Problem to solve | Provide only the number of lines in the records below that include "component".

Record extracts |
□ □ □ □ □
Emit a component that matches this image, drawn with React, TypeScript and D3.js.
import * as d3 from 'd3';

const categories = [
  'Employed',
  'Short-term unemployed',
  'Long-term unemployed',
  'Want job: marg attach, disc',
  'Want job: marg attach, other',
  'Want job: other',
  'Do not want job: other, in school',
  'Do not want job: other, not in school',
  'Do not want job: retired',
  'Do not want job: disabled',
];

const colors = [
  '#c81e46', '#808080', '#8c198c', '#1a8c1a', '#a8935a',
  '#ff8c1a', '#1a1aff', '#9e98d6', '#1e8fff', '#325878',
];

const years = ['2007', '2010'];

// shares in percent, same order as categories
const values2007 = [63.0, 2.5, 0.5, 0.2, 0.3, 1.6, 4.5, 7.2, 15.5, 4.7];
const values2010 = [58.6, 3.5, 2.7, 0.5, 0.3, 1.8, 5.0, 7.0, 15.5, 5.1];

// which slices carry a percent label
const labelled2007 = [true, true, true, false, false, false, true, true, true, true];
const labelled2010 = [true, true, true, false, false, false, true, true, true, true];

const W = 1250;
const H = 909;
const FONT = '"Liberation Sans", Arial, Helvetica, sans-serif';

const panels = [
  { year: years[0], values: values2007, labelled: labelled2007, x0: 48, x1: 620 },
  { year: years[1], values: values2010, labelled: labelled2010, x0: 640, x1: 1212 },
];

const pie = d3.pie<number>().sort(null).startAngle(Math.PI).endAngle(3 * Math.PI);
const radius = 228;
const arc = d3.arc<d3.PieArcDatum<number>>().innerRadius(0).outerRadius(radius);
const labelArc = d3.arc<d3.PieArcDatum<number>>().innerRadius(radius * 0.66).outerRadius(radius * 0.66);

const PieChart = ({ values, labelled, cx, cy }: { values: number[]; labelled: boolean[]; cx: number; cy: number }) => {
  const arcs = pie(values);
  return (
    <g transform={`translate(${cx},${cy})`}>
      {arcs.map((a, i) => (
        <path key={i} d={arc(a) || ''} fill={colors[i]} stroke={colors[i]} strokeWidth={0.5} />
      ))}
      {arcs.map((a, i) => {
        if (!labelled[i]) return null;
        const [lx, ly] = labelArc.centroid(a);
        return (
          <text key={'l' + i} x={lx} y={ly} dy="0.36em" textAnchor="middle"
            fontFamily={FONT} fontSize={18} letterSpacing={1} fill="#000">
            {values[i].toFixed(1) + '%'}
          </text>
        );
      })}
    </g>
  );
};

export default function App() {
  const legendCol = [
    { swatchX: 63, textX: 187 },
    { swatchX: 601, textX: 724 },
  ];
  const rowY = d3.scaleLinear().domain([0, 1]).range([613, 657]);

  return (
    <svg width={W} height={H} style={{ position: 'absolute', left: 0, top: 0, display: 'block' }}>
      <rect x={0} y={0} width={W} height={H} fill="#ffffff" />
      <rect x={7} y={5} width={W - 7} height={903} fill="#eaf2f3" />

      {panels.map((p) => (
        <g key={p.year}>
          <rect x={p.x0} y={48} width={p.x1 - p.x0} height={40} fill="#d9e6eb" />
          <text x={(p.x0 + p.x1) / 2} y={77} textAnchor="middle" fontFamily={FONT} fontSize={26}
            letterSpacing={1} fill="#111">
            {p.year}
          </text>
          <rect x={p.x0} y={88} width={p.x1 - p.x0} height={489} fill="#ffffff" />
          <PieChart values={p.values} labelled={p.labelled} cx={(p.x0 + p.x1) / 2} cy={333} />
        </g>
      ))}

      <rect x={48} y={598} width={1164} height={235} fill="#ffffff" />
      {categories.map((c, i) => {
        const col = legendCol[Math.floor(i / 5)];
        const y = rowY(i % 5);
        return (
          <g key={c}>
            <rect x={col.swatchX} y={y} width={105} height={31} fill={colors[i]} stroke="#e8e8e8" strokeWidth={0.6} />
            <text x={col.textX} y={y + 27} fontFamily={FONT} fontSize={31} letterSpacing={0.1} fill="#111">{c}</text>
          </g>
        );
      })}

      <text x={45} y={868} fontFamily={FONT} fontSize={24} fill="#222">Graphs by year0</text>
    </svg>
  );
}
□ □ □ □ □
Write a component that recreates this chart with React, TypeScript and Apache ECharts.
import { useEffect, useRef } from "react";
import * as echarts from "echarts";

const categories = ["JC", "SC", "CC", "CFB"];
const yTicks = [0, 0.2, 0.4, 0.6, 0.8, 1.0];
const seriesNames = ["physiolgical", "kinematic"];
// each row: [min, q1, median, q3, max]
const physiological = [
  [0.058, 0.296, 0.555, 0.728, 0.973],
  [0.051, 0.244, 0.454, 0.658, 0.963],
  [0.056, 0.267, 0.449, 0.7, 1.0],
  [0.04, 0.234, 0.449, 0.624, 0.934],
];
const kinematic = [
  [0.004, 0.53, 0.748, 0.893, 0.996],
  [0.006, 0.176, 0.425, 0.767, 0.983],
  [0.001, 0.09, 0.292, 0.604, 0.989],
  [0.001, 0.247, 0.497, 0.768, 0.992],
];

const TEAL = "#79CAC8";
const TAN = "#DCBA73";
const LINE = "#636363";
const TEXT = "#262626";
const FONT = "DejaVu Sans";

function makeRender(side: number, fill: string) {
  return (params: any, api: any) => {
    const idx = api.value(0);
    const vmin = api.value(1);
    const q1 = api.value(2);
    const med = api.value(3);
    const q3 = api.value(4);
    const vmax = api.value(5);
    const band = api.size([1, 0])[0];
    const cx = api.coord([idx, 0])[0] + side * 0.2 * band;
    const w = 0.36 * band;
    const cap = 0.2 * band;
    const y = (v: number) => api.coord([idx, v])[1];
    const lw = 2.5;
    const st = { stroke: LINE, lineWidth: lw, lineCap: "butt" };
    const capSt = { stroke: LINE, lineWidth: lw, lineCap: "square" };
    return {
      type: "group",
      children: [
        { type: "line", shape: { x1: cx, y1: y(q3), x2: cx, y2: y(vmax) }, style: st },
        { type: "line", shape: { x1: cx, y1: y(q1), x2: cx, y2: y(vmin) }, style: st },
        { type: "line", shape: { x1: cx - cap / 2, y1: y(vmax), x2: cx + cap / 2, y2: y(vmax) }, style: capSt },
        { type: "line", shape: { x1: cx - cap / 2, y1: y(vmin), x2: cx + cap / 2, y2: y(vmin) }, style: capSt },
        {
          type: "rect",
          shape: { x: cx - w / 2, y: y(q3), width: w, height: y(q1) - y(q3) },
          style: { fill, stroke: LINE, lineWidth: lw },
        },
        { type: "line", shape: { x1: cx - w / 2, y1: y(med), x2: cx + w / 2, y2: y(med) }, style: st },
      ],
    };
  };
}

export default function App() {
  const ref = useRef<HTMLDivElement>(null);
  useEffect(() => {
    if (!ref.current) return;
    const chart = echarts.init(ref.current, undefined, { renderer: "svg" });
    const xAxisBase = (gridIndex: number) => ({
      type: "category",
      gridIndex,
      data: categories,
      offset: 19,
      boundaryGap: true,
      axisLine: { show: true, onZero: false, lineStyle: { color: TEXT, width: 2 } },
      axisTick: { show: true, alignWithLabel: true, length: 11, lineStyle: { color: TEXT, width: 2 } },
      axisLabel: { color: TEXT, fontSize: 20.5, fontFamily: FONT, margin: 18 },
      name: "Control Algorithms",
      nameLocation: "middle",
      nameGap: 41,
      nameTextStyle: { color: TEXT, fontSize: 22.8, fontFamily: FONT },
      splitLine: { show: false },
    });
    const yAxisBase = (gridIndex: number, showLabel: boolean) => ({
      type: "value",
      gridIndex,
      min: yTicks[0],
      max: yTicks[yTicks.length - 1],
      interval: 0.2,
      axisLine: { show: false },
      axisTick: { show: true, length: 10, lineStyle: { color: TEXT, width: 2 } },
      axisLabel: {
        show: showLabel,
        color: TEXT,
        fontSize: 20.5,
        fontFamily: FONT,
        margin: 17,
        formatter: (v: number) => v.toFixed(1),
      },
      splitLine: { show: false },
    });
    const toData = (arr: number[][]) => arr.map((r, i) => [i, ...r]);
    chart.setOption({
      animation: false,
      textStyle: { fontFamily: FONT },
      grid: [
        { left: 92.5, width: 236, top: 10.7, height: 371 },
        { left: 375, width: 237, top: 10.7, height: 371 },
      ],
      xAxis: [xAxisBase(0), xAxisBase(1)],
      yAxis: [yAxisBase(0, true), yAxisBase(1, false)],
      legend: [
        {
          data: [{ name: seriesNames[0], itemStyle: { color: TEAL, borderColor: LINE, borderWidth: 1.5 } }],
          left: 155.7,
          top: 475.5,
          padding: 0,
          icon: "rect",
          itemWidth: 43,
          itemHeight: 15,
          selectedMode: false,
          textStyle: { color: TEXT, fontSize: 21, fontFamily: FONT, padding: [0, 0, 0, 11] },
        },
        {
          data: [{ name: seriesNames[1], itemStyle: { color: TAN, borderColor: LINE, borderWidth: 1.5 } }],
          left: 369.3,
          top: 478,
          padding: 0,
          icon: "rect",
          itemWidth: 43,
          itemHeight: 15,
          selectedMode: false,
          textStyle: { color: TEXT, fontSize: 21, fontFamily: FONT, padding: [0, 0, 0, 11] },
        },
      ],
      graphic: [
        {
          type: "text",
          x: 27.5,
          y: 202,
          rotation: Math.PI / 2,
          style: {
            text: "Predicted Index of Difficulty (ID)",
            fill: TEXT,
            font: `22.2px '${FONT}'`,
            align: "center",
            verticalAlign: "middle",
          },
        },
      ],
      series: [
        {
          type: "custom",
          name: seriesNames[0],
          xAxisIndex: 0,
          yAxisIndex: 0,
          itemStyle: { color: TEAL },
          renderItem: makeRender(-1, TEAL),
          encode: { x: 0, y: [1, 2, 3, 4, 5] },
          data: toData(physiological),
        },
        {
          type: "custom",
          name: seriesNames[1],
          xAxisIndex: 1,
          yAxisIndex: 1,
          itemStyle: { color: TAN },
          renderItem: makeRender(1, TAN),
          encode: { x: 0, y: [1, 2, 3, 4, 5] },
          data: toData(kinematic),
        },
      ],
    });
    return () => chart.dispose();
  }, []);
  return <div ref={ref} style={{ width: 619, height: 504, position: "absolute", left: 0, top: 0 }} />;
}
□ □ □ □ □
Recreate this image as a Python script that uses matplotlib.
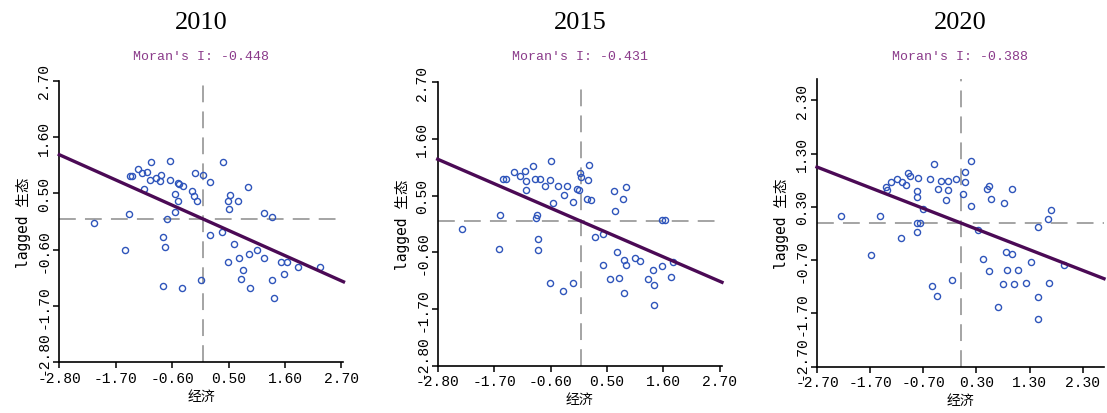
□ □ □ □ □
In response | 2